> **Required work**
Work through the data line by line, gathering every line that has the word "this".

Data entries
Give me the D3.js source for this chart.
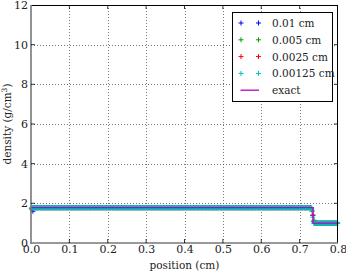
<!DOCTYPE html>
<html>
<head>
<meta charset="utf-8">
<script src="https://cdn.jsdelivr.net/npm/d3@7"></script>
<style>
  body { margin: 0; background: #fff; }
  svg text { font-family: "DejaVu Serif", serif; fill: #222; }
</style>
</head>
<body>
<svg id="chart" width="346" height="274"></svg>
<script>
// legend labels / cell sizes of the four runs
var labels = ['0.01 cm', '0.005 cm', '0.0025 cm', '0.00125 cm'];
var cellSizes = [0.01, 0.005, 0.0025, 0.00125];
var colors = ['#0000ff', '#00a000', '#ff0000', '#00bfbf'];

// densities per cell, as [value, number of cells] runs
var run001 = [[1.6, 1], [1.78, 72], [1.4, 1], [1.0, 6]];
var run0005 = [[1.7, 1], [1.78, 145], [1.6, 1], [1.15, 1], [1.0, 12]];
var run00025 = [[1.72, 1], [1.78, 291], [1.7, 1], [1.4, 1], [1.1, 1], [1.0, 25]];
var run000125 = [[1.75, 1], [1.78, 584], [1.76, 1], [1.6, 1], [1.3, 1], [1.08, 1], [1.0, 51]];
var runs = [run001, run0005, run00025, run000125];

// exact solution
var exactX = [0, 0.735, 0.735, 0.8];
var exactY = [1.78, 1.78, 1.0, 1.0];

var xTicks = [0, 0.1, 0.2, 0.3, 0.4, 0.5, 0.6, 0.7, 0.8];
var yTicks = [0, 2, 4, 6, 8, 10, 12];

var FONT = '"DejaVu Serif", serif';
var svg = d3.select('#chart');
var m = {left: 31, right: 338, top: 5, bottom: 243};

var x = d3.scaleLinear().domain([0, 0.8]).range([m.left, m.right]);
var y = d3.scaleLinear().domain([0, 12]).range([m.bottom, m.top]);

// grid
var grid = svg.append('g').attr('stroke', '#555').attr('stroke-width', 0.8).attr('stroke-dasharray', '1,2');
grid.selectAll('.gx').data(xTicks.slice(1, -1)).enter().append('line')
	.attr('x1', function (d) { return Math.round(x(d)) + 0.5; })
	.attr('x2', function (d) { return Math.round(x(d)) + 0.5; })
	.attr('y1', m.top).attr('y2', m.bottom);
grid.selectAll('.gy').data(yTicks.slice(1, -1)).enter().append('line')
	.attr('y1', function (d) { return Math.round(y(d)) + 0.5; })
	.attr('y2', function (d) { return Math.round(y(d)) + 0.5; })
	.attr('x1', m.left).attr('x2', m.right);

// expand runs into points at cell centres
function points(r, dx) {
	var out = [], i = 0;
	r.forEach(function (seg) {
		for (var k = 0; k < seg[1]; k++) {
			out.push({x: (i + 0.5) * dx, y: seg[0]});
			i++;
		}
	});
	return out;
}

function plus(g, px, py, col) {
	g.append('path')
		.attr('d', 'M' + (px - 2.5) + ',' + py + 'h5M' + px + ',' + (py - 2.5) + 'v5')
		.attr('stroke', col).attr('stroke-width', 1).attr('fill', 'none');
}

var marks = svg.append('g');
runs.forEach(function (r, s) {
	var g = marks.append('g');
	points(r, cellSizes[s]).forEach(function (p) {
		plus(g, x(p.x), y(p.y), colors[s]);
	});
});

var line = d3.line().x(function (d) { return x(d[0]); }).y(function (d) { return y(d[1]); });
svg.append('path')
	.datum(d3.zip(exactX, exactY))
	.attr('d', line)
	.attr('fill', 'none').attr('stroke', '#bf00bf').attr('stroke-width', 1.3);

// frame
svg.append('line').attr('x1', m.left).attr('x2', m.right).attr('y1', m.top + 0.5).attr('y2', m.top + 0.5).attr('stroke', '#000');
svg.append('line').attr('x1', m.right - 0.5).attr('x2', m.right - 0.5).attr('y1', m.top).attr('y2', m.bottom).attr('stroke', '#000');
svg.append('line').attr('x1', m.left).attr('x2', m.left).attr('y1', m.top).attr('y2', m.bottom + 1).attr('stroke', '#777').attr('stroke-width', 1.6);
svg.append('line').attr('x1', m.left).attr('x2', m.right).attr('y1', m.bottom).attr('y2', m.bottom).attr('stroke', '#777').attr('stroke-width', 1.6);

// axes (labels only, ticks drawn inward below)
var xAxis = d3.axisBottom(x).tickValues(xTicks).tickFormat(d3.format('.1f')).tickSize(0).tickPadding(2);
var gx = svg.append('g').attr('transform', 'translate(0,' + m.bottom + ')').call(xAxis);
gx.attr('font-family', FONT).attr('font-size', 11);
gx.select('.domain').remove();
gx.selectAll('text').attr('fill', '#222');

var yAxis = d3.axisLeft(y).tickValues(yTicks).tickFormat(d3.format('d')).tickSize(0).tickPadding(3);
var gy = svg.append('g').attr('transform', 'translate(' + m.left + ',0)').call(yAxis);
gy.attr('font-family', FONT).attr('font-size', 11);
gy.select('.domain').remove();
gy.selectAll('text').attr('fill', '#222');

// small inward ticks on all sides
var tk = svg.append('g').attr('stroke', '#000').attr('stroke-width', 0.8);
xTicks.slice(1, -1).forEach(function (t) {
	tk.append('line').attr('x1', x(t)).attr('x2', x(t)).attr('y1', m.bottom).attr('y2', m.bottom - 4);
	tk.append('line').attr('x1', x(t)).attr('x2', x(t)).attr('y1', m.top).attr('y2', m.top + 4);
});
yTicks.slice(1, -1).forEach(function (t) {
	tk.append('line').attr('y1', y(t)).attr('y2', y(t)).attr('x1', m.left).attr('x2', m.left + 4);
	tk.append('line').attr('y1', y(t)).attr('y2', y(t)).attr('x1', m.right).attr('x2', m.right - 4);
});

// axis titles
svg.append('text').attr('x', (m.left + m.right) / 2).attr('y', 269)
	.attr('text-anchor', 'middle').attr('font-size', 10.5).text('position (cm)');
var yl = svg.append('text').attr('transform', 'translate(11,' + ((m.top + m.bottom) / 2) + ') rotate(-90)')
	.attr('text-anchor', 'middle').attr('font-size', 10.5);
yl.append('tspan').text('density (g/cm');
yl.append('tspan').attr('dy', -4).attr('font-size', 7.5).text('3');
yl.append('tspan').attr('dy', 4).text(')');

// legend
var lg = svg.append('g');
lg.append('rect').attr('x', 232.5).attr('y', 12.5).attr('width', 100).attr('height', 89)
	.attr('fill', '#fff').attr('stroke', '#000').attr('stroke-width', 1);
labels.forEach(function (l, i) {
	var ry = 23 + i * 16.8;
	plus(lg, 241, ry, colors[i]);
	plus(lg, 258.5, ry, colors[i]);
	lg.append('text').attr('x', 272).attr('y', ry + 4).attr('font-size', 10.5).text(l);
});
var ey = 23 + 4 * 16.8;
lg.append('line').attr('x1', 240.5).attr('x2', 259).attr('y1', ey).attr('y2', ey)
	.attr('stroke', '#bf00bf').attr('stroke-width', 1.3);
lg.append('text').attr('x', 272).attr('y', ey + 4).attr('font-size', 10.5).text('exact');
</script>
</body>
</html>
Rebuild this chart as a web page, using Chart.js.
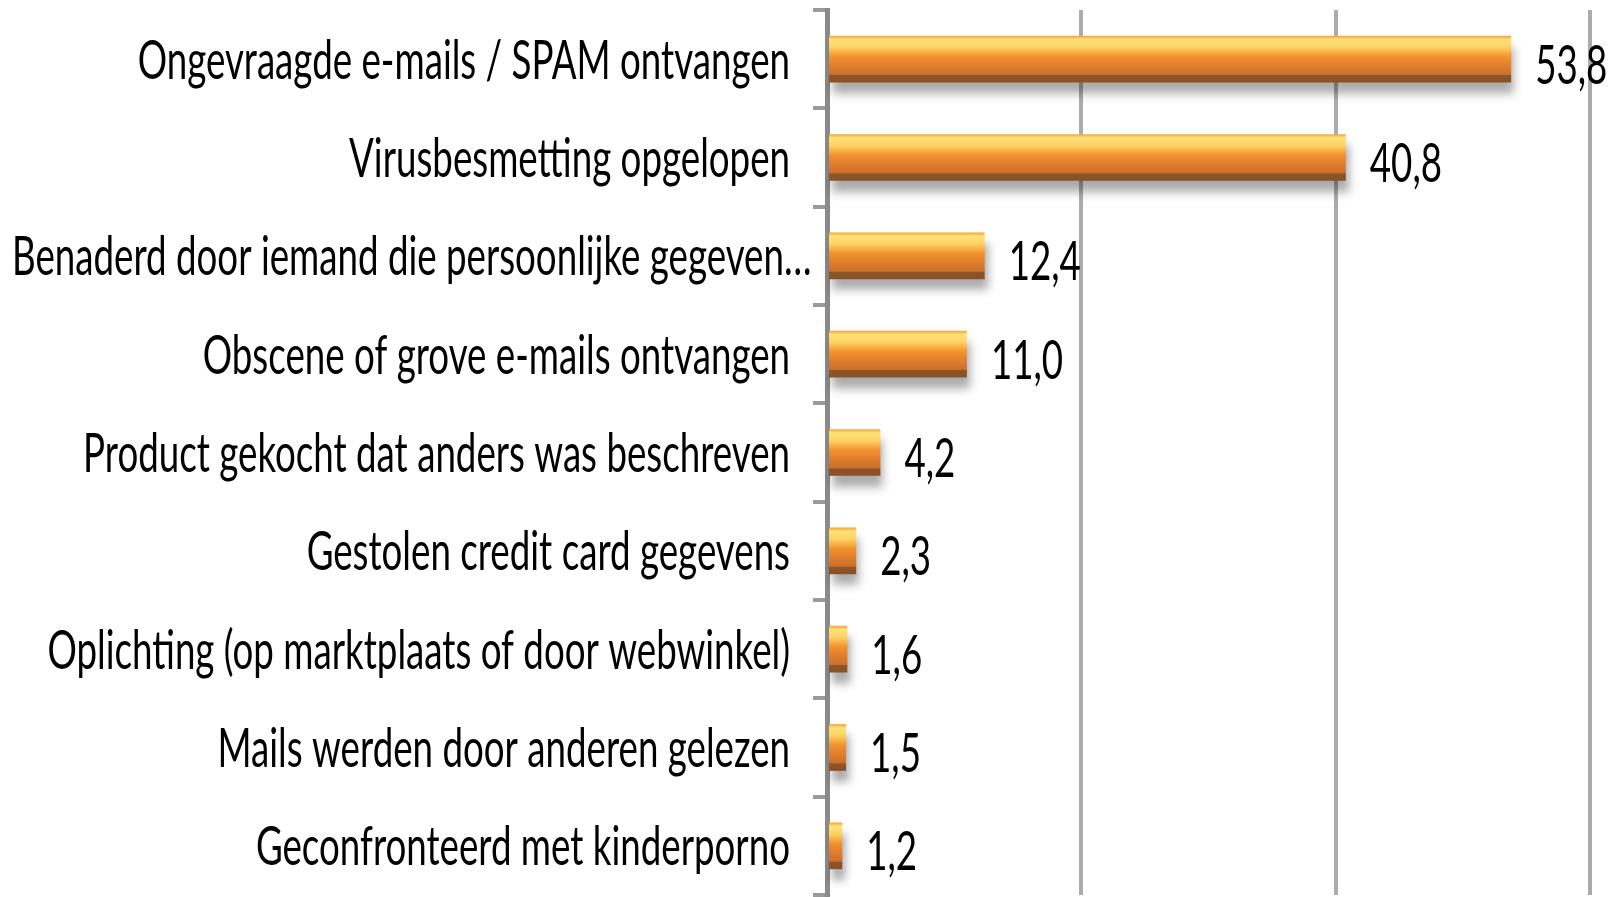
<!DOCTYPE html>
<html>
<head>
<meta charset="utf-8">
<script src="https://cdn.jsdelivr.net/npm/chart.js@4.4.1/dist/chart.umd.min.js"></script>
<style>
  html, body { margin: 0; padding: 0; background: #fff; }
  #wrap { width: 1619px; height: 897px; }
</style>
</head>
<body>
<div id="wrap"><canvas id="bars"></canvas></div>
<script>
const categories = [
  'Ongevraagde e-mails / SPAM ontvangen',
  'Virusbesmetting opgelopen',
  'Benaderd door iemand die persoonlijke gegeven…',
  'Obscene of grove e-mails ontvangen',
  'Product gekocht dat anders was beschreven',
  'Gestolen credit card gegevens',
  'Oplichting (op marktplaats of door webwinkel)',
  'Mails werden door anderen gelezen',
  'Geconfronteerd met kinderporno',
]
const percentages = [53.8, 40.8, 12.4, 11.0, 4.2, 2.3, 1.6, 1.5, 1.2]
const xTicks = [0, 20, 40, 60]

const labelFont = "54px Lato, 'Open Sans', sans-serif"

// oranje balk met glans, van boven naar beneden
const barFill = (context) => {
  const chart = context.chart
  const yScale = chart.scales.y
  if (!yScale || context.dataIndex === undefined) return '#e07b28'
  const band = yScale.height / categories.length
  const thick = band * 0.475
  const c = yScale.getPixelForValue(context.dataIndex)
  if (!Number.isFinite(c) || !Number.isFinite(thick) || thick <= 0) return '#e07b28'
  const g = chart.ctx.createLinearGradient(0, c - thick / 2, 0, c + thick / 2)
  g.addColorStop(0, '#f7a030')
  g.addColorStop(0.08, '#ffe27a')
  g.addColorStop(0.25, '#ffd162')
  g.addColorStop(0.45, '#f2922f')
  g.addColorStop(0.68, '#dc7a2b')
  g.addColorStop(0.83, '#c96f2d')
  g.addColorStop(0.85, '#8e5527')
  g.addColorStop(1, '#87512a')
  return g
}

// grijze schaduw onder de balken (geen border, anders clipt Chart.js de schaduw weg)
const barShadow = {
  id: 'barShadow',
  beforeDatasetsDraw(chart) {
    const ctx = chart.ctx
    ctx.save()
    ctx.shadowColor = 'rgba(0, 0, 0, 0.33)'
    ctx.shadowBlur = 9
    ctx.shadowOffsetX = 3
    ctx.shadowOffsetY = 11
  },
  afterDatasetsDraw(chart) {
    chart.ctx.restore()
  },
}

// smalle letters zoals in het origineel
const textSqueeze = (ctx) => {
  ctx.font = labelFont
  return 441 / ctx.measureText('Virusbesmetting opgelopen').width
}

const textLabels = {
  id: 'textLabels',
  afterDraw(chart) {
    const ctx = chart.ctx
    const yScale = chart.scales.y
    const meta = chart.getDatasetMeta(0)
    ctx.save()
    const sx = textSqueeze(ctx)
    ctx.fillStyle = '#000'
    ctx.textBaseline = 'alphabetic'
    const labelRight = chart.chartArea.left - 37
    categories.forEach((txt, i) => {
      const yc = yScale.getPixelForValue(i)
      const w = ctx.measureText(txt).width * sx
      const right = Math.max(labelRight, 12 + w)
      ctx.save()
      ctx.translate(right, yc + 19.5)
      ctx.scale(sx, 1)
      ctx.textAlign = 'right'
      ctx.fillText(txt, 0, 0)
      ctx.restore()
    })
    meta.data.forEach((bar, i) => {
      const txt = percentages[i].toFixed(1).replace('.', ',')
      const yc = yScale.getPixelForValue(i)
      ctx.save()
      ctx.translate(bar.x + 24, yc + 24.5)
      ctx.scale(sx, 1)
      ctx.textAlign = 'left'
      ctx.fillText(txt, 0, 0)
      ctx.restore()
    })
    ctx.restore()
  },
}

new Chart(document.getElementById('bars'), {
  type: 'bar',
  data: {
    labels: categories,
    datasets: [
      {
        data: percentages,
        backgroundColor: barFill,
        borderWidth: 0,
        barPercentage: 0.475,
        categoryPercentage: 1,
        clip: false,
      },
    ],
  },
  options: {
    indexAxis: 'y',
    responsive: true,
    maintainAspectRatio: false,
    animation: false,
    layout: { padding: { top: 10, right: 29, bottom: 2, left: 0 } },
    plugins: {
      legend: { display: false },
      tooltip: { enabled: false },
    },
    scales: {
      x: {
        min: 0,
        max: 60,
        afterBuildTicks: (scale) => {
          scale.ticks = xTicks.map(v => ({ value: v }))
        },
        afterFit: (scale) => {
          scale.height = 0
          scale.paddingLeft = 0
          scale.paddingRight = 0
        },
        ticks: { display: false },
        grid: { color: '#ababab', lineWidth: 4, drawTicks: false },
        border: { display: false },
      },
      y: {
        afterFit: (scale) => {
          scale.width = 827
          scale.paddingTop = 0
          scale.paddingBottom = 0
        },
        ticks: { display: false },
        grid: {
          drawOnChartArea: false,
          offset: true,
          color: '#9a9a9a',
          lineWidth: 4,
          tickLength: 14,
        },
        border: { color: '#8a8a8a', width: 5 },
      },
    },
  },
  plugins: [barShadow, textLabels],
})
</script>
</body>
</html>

> **Task solution**
Give me the D3.js source for this chart.
Rebuild this chart as a web page, using Chart.js.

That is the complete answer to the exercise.